By Huw Jones
LONDON (Reuters) – European stocks fell on Thursday as cautious investors continued to assess how far and fast the U.S. Federal Reserve will begin raising interest rates this year.
Also keeping a lid on risk taking were the tech-laden U.S. Nasdaq entering correction territory on Wednesday, a sell-off in bonds, still elevated crude oil prices and increased political tensions over Ukraine.
But Chinese stocks were a bright spot after the country cut benchmark mortgage reference rates to ease pressure on its property sector.
The STOXX index of 600 European companies was down 0.17% at 480 points, below its life-time high of 495.46 points hit in the first week of trading this year. Blue-chip indexes in Frankfurt, Paris and London were all lower.
Gains in Asia helped to counter the pullback in Europe to keep the MSCI all country stock index in positive territory, up 0.16% at 728 points, but still down about 3.8% so far this year.
“There is a tonne of caution now,” said Seema Shah, chief strategist at Principal Global Investors.
“The key factor that markets are thinking about is Fed tightening,” she said.
Rising U.S. interest rates could dent global growth prospects and the earnings outlook for international companies.
A Reuters poll of economists showed they expect the Fed to tighten monetary policy at a much faster pace than thought a month ago to tame high inflation.
Shah said the year opened with elevated valuations in markets and the sell-off in bonds since then has fuelled a growing sense of caution as markets ask if they have priced in enough Fed rate hikes.
“That’s what’s driving a lot of the caution at the moment. Even with four hikes, the question is, is that enough and should we get ahead of this continued forecasting that we have been seeing,” Shah said.
European Central Bank head Christine Lagarde said euro zone inflation will decrease gradually over the year, adding that the ECB did not need to act as boldly as the Fed because of a different economic situation.
Analysts said global growth still remained solid but investors wanted reassurance of that in the earnings season now unfolding.
ASIA PERKS UP, UKRAINE EYED
Asian share markets broke a five-day slide, pushing higher on Thursday as China underscored its diverging monetary and economic picture by cutting benchmark mortgage rates.
China’s blue-chip CSI300 index rose 0.9% on the day. Shares of Chinese property developers boosted gains in the broad index amid hopes that government measures would help ease a funding squeeze in the embattled sector, even as another developer warned of default.
Seoul’s Kospi rose 0.7% and Australian shares gained 0.14%. In Tokyo, the Nikkei added 1.11%.
Analysts at ING said geopolitical risks, notably the possibility of Russia invading Ukraine, could continue to weigh on global shares, adding to existing pressure from the rising rates outlook.

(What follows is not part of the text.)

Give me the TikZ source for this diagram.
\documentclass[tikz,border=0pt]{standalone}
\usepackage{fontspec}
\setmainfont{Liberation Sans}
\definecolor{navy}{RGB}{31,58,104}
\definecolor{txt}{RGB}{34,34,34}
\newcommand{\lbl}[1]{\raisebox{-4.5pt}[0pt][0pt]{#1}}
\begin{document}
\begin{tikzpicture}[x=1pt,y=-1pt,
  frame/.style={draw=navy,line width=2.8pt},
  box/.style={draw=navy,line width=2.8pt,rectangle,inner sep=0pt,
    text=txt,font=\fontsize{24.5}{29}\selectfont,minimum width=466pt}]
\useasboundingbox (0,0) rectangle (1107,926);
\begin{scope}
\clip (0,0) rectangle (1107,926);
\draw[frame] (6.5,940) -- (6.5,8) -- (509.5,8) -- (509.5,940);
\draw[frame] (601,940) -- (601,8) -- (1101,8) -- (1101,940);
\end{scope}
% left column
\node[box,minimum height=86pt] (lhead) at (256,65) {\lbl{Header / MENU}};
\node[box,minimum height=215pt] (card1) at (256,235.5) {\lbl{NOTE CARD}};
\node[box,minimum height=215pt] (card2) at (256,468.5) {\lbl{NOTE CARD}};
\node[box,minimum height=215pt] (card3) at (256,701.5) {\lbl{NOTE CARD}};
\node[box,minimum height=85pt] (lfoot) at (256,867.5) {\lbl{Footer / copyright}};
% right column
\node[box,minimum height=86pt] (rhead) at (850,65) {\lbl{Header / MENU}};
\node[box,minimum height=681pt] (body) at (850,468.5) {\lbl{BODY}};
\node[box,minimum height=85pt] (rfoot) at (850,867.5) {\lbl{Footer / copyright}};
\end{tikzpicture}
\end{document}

U.S. President Joe Biden predicted on Wednesday that Russia will make a move on Ukraine, saying a full-scale invasion would be “a disaster for Russia” but suggesting there could be a lower cost for a “minor incursion.”
“Markets may soon start to take into account a greater risk of a conflict flare-up between Russia and Ukraine, which is one reason why stocks may continue to sell and why Treasury yields aren’t on a one-way ticket higher,” ING said.

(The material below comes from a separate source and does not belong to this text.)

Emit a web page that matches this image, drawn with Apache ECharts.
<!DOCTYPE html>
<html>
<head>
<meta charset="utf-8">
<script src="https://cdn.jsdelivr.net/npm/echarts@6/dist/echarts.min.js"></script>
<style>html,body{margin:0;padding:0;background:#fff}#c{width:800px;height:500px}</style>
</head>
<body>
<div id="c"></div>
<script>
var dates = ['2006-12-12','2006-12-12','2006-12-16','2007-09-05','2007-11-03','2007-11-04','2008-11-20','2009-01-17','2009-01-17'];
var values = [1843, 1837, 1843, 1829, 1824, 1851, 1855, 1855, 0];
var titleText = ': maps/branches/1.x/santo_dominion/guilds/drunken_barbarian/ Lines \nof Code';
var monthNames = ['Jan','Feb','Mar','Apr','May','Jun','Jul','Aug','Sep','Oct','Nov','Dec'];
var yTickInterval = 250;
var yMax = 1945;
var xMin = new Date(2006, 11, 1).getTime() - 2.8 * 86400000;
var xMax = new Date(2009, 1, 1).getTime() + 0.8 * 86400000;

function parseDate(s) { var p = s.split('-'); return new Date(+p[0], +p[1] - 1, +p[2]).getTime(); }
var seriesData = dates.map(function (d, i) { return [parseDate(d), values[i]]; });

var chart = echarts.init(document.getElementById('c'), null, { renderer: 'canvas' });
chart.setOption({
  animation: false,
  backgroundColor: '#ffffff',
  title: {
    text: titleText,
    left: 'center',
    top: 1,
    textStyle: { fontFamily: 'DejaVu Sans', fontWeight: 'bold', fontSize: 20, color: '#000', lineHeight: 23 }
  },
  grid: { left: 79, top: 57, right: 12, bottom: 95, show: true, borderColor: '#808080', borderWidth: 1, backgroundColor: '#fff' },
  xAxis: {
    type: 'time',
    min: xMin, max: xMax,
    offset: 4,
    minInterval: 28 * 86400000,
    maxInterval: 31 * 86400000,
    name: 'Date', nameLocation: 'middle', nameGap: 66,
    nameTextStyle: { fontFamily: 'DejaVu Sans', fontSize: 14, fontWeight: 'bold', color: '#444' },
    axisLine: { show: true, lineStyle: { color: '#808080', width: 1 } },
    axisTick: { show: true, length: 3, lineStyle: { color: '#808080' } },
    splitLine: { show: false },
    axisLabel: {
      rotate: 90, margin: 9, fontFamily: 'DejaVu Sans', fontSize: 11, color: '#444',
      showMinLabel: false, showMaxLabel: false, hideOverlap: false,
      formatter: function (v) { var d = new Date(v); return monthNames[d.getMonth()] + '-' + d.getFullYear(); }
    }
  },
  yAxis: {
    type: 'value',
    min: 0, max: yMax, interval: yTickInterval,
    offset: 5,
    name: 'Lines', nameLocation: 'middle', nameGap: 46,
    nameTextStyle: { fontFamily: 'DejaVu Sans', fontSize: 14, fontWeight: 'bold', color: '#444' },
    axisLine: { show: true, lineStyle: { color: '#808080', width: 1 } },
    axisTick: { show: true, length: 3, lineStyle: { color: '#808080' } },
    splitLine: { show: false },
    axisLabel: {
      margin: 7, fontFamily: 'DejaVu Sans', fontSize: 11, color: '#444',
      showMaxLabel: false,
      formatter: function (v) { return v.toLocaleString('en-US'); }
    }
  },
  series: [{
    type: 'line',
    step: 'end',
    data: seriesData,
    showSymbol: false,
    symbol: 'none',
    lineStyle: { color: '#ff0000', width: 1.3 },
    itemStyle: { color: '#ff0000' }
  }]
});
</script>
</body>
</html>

Fed rate hike worries pushed U.S. Treasury yields to two-year highs on Wednesday, and taking Germany’s 10-year yield into positive territory for the first time since May 2019.
On Thursday U.S. yields edged up, but remained below their highs in the previous session.

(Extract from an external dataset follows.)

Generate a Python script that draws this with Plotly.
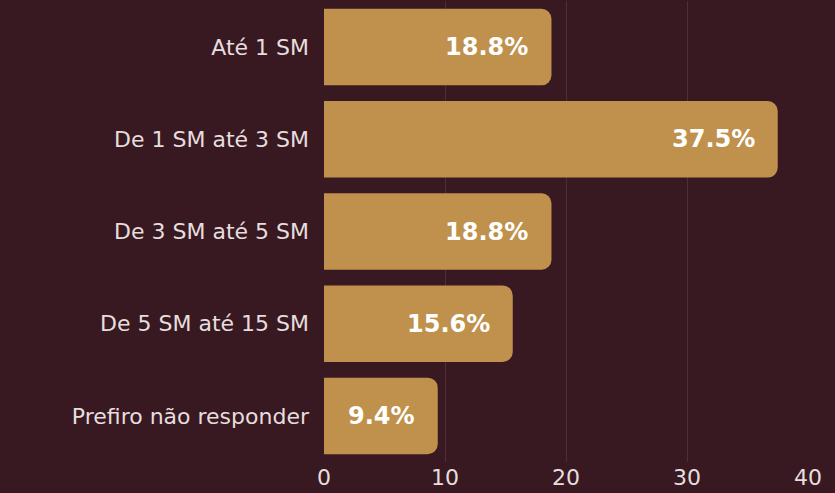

The benchmark U.S. 10-year yield rose to 1.839% from a U.S. close of 1.827%, and the policy-sensitive two-year yield touched 1.0433% compared with a U.S. close of 1.025%.
The pause in Treasury yields’ march higher kept the greenback in check, with the dollar index, which measures the greenback against six major peers, edging down to 95.527 as commodity currencies benefited from high oil prices.
The U.S. dollar traded little changed against the Japanese yen at 114.21 and, and rose 0.06% against the euro to $1.1350.
In commodity markets, oil prices eased off elevated levels after touching their highest levels since 2014 on Wednesday on strong demand and short-term supply disruptions.
Global benchmark Brent crude was last down 0.9% at $87.58 per barrel and U.S. crude fell 0.3% to $86.68 per barrel. [O/R]
Gold paused after marking its best session in three months a day earlier. Spot gold was little changed at $1,840 an ounce.